Comparison of search features
Detailed comparisons and much other information about search engines can be found on Search Engine Watch.
In many cases, both a simple and an advanced search mode is possible. Boolean operators are often permitted only in the advanced mode. A description of how these and other operators are used can be found in Search Basics.
Refer to the Help facility of individual search engines for further information on less commonly required search features.
Easy-to-use search engines: Google and Yahoo!
The most commonly used search engine is Google. In the simple mode it allows strings of words to be searched without any knowledge of boolean or other descriptors. It has a spell checking facility and suggests alternative spelling.
In the advanced mode, Google allows searching in 41 different lanaguages. The menu driven option settings also allow searches based on region, last update, domain name, where terms appear on teh page, reading level and file type. Google Scholar is a way to search for scientific articles and researchers.
Yahoo! does not have the same spell checking and suggestion facilities as Google. In the simple search mode, strings of words can be searched.
The advanced mode (available from the Options pull-down menu, top right) dispenses with the need for boolean or other types of descriptors since it allows the user to enter the search terms and decide whether all or any of the words should appear and exclude results with other terms. It also allows the user to restrict searches according to whether the search term appears in the title, URL address or anywhere in the page.
Yahoo! allows the user to search for pages in 37 languages, search for results in a particular file format and within a particular website or domain.
Altavista operates in 36 languages. It now forms part of the Yahoo! groups of companies and, thus, uses the Yahoo! search database.

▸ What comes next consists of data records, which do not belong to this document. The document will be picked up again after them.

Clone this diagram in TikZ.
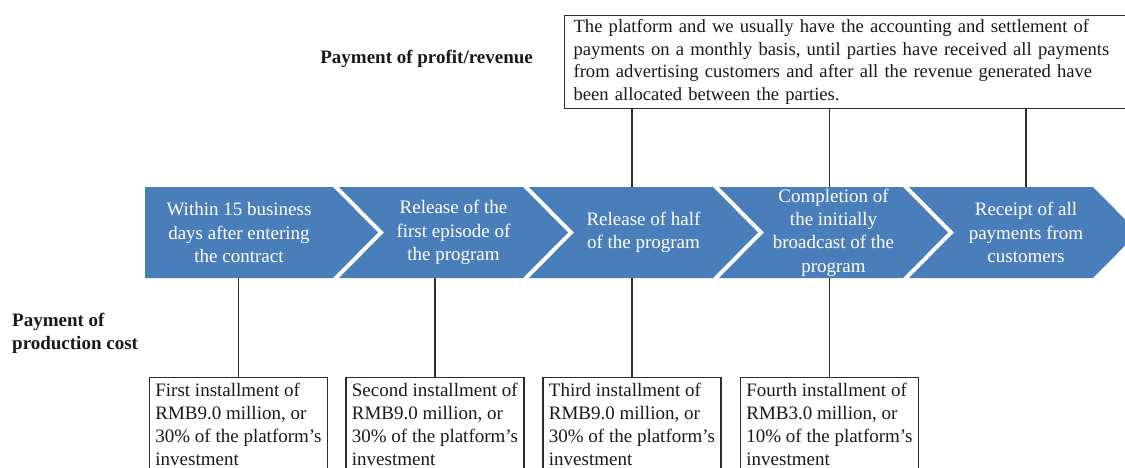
\documentclass[tikz,border=0pt]{standalone}
\usepackage{fontspec}
\setmainfont{Liberation Serif}
\definecolor{stageblue}{RGB}{74,126,187}
\definecolor{inkgray}{RGB}{45,45,45}
\begin{document}
\begin{tikzpicture}[x=1pt,y=-1pt,
  stagetext/.style={text=white, align=center, minimum height=91pt, inner sep=0pt,
    font=\fontsize{19}{23.3}\selectfont},
  notebox/.style={draw=inkgray, line width=1.2pt, text=black!90, align=left,
    font=\fontsize{19}{22.7}\selectfont},
  costbox/.style={notebox, anchor=north, minimum width=178pt, inner xsep=4pt, inner ysep=6pt},
  headline/.style={text=black!90, inner sep=0pt, font=\bfseries\fontsize{19}{23}\selectfont},
  conn/.style={draw=inkgray, line width=1.2pt}]
\useasboundingbox (0,0) rectangle (1125,467);

% timeline: a flat-tailed first stage, then four chevrons
\fill[stageblue] (145,187) -- (333,187) -- (378,232.5) -- (333,278) -- (145,278) -- cycle;
\foreach \k in {2,...,5} {
  \pgfmathsetmacro\xl{339+190*(\k-2)}
  \fill[stageblue] (\xl,187) -- ++(184,0) -- ++(45,45.5) -- ++(-45,45.5)
    -- ++(-184,0) -- ++(45,-45.5) -- cycle;
}

\node[stagetext] (c1) at (239,232.5) {Within 15 business\\days after entering\\the contract};
\node[stagetext] (c2) at (453.5,232.5) {Release of the\\first episode of\\the program};
\node[stagetext] (c3) at (643.5,232.5) {Release of half\\of the program};
\node[stagetext] (c4) at (833.5,232.5) {Completion of\\the initially\\broadcast of the\\program};
\node[stagetext] (c5) at (1026,232.5) {Receipt of all\\payments from\\customers};

% revenue settlement note
\node[notebox, anchor=north west, inner xsep=9pt, inner ysep=3.9pt, text width=550pt,
  font=\fontsize{18.6}{22.6}\selectfont] (rev) at (564,15)
  {The platform and we usually have the accounting and settlement of\\
   payments on a monthly basis, until parties have received all payments\\
   from advertising customers and after all the revenue generated have\\
   been allocated between the parties.};

% production cost installments
\node[costbox] (b1) at (238.5,377) {First installment of\\RMB9.0 million, or\\30\% of the platform's\\investment};
\node[costbox] (b2) at (435,377) {Second installment of\\RMB9.0 million, or\\30\% of the platform's\\investment};
\node[costbox] (b3) at (632,377) {Third installment of\\RMB9.0 million, or\\30\% of the platform's\\investment};
\node[costbox] (b4) at (829.5,377) {Fourth installment of\\RMB3.0 million, or\\10\% of the platform's\\investment};

% row headings
\node[headline, anchor=base east] (hrev) at (533,63) {Payment of profit/revenue};
\node[headline, anchor=north west, align=left] (hcost) at (12,313) {Payment of\\production cost};

% connectors
\foreach \k in {1,...,4} {
  \draw[conn] (b\k.north) -- (b\k.north |- c\k.south);
}
\draw[conn] (rev.south -| b3.north) -- (c3.north -| b3.north);
\draw[conn] (rev.south -| b4.north) -- (c4.north -| b4.north);
\draw[conn] (rev.south -| c5.north) -- (c5.north);
\end{tikzpicture}
\end{document}
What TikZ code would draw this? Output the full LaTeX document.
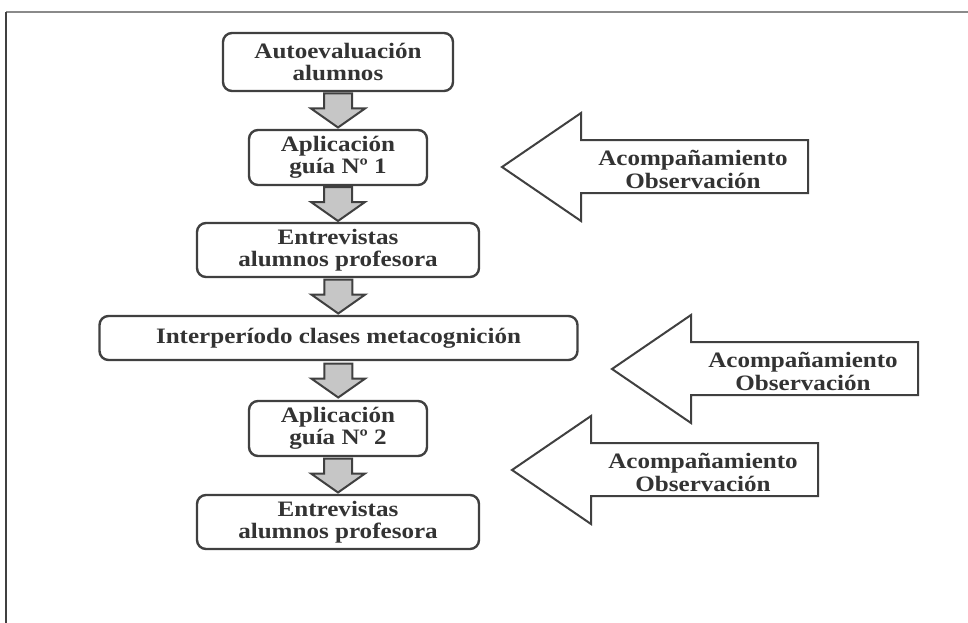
\documentclass[tikz,border=0pt]{standalone}
\usepackage{fontspec}
\setmainfont{Liberation Serif}[FakeStretch=1.14]
\usetikzlibrary{calc}
\definecolor{ink}{HTML}{333333}
\definecolor{edge}{HTML}{404040}
\definecolor{shade}{HTML}{C6C6C6}
\definecolor{rule}{HTML}{8A8A8A}
\begin{document}
\begin{tikzpicture}[x=1pt,y=-1pt,
  stepbox/.style={draw=edge, line width=2.4pt, rounded corners=9pt, fill=white,
    font=\fontsize{22}{22.5}\selectfont\bfseries, text=ink, align=center, inner sep=0pt},
  notelabel/.style={font=\fontsize{22}{23}\selectfont\bfseries, text=ink, align=center, inner sep=0pt},
  blockarrow/.style={draw=edge, line width=2pt, fill=shade, line join=miter},
  hollowarrow/.style={draw=edge, line width=2pt, fill=white, line join=miter},
  flowarrow/.pic={\draw[blockarrow] (-14,-17) -- (14,-17) -- (14,-2) -- (27,-2) -- (0,17) -- (-27,-2) -- (-14,-2) -- cycle;},
  sidearrow/.pic={\draw[hollowarrow] (0,0) -- (79,-54) -- (79,-27) -- (306,-27) -- (306,26) -- (79,26) -- (79,54) -- cycle;}
]
\useasboundingbox (0,0) rectangle (968,623);

% page frame
\draw[rule, line width=1.6pt] (6,12) -- (968,12);
\draw[edge, line width=1.4pt] (6,12) -- (6,623);

% process steps
\node[stepbox, minimum width=230pt, minimum height=58pt] (b1) at (338,62) {Autoevaluación\\alumnos};
\node[stepbox, minimum width=178pt, minimum height=55pt] (b2) at (338,157.5) {Aplicación\\guía Nº 1};
\node[stepbox, minimum width=282pt, minimum height=54pt] (b3) at (338,250) {Entrevistas\\alumnos profesora};
\node[stepbox, minimum width=478pt, minimum height=44pt] (b4) at (338.5,338) {Interperíodo clases metacognición};
\node[stepbox, minimum width=178pt, minimum height=55pt] (b5) at (338,428.5) {Aplicación\\guía Nº 2};
\node[stepbox, minimum width=282pt, minimum height=54pt] (b6) at (338,522) {Entrevistas\\alumnos profesora};

% downward block arrows between steps
\pic at ($(b1.south)!0.5!(b2.north)$) {flowarrow};
\pic at ($(b2.south)!0.5!(b3.north)$) {flowarrow};
\pic at ($(b3.south)!0.5!(b4.north)$) {flowarrow};
\pic at ($(b4.south)!0.5!(b5.north)$) {flowarrow};
\pic at ($(b5.south)!0.5!(b6.north)$) {flowarrow};

% support actions pointing at the steps
\coordinate (t1) at (502,167);
\coordinate (t2) at (612,369);
\coordinate (t3) at (512,470);
\pic at (t1) {sidearrow};
\pic at (t2) {sidearrow};
\pic at (t3) {sidearrow};
\node[notelabel] (n1) at ($(t1)+(191,2.5)$) {Acompañamiento\\Observación};
\node[notelabel] (n2) at ($(t2)+(191,2.5)$) {Acompañamiento\\Observación};
\node[notelabel] (n3) at ($(t3)+(191,2.5)$) {Acompañamiento\\Observación};
\end{tikzpicture}
\end{document}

The search engine is case-sensitive on upper but not on lower case. If no operators are used, the default is for AltaVista to search for any rather than all of the input search terms (i.e. it assumes the Boolean operator OR between each term).
In simple search mode, the permitted operators are " ", +, - as well as * for truncation. The advanced mode (available from the More pull-down menu) links to the Yahoo advanced search page and therefore operates in the same way.
Try a search on AltaVista
In the normal search mode, Excite accepts the following operators: "", +, -, AND, OR, AND NOT and also permits the use of parentheses. The "power search" does not permit any of these operators, but instead offers some of the same facilities through a menu system. This can be used to specify that the retrieved documents "must", "can" or "must not" contain a specified search word or phrase.
If one of the retrieved documents is of particular relevance, it is possible to request "more like this". The index terms assigned by Excite to this document are then used as the basis for a further search.
Excite uses Intelligent Concept Extraction to find relationships between words and concepts. Retrieved documents will contain not only the input search terms, but also words which are conceptually related to these terms. The relationships are built up during Excite’s indexing procedures.
This is the ability to perform a search simultaneously on more than one search engine at a time.
The two search engines described below both support a number of operators. The search profile is optimised for each search engines. Operators which are not supported by a search engine are stripped from the profile submitted to that engine. Consequently, the quality of the results may differ significantly both within and between searches.
Dogpile submits searches to a number of leading search engines including Google, Yahoo!, Live Search and Ask.com. In addition it sends searches to various newsgroup archives, a number of current newswire services and on FTP Search (for downloadable software).
It is possible to exclude any number of these search engines from the search and also to change the order in which they are searched.
If no operators are used, the default assumption is AND between all the search terms. The operators supported by Dogpile (but not necessarily by all the search engines) are AND, OR, NEAR, NOT. NEAR is substituted by AND in cases where it is not supported, while NOT is submitted either as NOT or as AND NOT, depending on the requirements of the search engines. Parentheses may also be used, as well as double quotation marks to indicate phrases.
Dogpile searches three search engines at a time and displays the results in the order in which they are received. If less than 10 documents are retrieved, the search is automatically moved to the next three search engines on the list until 10 hits are obtained. If more than 10 hits are obtained, the next set of search engines can be selected. If more than 10 hits are obtained from any search engine, a link is provided to the search engine page so that the remaining results can be viewed if desired. The exact form of the search profile submitted to each search engine is displayed next to the results from that engine. If the same document is found by more than one search engine, it will be displayed in each group of results.
Try a search on Dogpile
Cyber411 performs a simultaneous search on AltaVista, GoogleGroups/Dejanews, Excite, Galaxy, Goto, HotBot, LookSmart, Lycos, Magellan, PlanetSearch, Search.com, Snap, Thunderstone, Webcrawler, What-U-Seek and Yahoo!. Any of these search engines can be excluded. Duplicate retrievals are removed before the results are displayed.
The operators supported by Cyber411 (but not necessarily by all the search engines) are AND, OR, NEAR, NOT. NEAR is substituted by AND in cases where it is not supported, while NOT is submitted either as NOT or as AND NOT, depending on the requirements of the search engines. Parentheses may also be used, as well as double quotation marks to indicate phrases.
A very useful feature of Cyber411 is the ability to place a time limit on the duration of the search.